CHALLENGE
Leave out the pictures, and retype only the lines from the beginning of the material through the line that contains "0.584, 0.541, 0.540, 0.609, 0.643, 0.529];", including both.

Start GIVEN DATA

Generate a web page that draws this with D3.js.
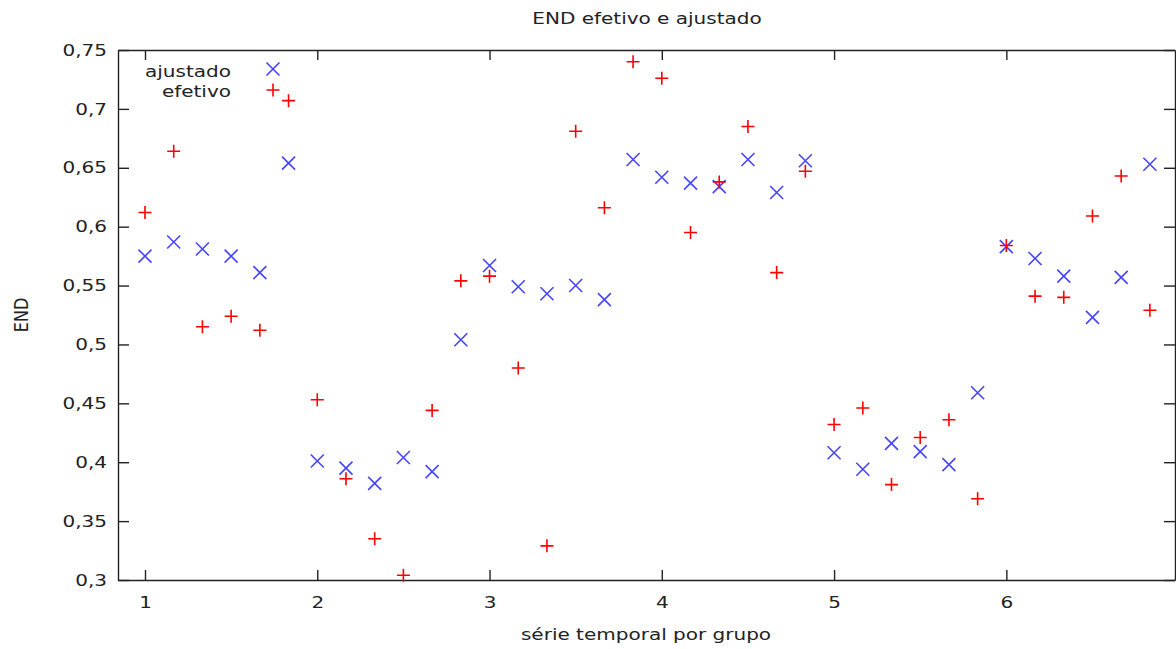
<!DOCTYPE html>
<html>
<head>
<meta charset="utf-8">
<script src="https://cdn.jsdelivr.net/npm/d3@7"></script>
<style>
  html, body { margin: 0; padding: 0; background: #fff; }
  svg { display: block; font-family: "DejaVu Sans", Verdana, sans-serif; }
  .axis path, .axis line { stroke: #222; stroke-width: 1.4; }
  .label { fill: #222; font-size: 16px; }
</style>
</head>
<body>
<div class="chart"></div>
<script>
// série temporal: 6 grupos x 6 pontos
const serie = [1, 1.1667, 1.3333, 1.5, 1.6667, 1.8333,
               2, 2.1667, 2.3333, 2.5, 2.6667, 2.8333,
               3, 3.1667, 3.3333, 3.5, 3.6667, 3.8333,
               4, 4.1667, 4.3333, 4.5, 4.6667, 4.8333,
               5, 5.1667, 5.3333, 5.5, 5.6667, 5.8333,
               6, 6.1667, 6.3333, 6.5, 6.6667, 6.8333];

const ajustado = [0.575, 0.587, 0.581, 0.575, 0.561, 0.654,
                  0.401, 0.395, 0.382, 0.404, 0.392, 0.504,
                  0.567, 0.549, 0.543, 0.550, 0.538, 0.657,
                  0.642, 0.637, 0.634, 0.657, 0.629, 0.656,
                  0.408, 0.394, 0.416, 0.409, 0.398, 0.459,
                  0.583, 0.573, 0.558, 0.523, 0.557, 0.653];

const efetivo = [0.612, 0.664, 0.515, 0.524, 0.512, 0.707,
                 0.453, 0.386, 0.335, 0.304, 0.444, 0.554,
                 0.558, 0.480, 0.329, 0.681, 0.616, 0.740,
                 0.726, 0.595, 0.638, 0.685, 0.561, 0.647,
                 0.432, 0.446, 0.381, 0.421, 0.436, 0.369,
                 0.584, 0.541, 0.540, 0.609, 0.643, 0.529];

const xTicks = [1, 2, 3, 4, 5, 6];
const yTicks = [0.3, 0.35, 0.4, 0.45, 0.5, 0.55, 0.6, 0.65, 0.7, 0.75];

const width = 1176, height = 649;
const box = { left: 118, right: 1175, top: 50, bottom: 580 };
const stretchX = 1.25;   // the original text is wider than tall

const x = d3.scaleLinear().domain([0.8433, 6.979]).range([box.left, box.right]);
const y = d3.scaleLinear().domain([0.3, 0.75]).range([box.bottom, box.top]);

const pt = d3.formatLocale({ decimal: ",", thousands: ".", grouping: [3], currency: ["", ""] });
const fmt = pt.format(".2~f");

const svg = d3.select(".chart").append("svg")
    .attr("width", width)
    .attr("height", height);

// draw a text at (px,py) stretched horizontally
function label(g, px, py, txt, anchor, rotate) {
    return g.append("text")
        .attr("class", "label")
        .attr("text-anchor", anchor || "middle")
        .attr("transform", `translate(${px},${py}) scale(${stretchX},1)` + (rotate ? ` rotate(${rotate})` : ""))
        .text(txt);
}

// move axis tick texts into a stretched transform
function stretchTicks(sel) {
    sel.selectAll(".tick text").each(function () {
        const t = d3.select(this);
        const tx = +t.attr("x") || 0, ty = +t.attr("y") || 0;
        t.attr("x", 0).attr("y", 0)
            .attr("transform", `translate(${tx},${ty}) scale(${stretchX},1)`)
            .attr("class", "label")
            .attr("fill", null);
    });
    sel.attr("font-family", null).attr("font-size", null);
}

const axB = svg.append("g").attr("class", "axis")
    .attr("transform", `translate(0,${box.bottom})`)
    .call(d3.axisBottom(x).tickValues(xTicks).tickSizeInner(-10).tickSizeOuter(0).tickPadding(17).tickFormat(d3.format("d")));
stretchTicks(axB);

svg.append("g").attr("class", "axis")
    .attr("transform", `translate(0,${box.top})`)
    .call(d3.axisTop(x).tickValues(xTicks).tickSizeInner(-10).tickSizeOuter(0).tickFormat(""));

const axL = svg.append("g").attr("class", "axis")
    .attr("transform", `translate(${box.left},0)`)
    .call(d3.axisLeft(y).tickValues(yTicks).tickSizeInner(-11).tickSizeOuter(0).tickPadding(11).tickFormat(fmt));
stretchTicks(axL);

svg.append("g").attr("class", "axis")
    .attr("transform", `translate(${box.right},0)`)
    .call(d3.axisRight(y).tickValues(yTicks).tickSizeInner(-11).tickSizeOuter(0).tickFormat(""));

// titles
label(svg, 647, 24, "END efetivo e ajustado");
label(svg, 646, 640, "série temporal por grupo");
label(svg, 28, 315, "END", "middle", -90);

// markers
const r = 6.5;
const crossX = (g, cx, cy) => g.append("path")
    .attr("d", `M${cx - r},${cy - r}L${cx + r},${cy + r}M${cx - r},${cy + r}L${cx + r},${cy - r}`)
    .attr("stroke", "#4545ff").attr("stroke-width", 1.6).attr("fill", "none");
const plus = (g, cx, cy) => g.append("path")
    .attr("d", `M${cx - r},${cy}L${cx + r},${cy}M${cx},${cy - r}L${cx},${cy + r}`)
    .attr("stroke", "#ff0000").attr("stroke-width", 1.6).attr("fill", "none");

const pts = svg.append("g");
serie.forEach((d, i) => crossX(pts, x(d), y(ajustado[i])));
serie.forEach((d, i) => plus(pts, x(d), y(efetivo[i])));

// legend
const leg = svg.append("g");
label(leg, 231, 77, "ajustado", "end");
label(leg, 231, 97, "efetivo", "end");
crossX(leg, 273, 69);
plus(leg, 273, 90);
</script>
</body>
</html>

End GIVEN DATA

RESPONSE TO THIS EXERCISE
Generate a web page that draws this with D3.js.
<!DOCTYPE html>
<html>
<head>
<meta charset="utf-8">
<script src="https://cdn.jsdelivr.net/npm/d3@7"></script>
<style>
  html, body { margin: 0; padding: 0; background: #fff; }
  svg { display: block; font-family: "DejaVu Sans", Verdana, sans-serif; }
  .axis path, .axis line { stroke: #222; stroke-width: 1.4; }
  .label { fill: #222; font-size: 16px; }
</style>
</head>
<body>
<div class="chart"></div>
<script>
// série temporal: 6 grupos x 6 pontos
const serie = [1, 1.1667, 1.3333, 1.5, 1.6667, 1.8333,
               2, 2.1667, 2.3333, 2.5, 2.6667, 2.8333,
               3, 3.1667, 3.3333, 3.5, 3.6667, 3.8333,
               4, 4.1667, 4.3333, 4.5, 4.6667, 4.8333,
               5, 5.1667, 5.3333, 5.5, 5.6667, 5.8333,
               6, 6.1667, 6.3333, 6.5, 6.6667, 6.8333];

const ajustado = [0.575, 0.587, 0.581, 0.575, 0.561, 0.654,
                  0.401, 0.395, 0.382, 0.404, 0.392, 0.504,
                  0.567, 0.549, 0.543, 0.550, 0.538, 0.657,
                  0.642, 0.637, 0.634, 0.657, 0.629, 0.656,
                  0.408, 0.394, 0.416, 0.409, 0.398, 0.459,
                  0.583, 0.573, 0.558, 0.523, 0.557, 0.653];

const efetivo = [0.612, 0.664, 0.515, 0.524, 0.512, 0.707,
                 0.453, 0.386, 0.335, 0.304, 0.444, 0.554,
                 0.558, 0.480, 0.329, 0.681, 0.616, 0.740,
                 0.726, 0.595, 0.638, 0.685, 0.561, 0.647,
                 0.432, 0.446, 0.381, 0.421, 0.436, 0.369,
                 0.584, 0.541, 0.540, 0.609, 0.643, 0.529];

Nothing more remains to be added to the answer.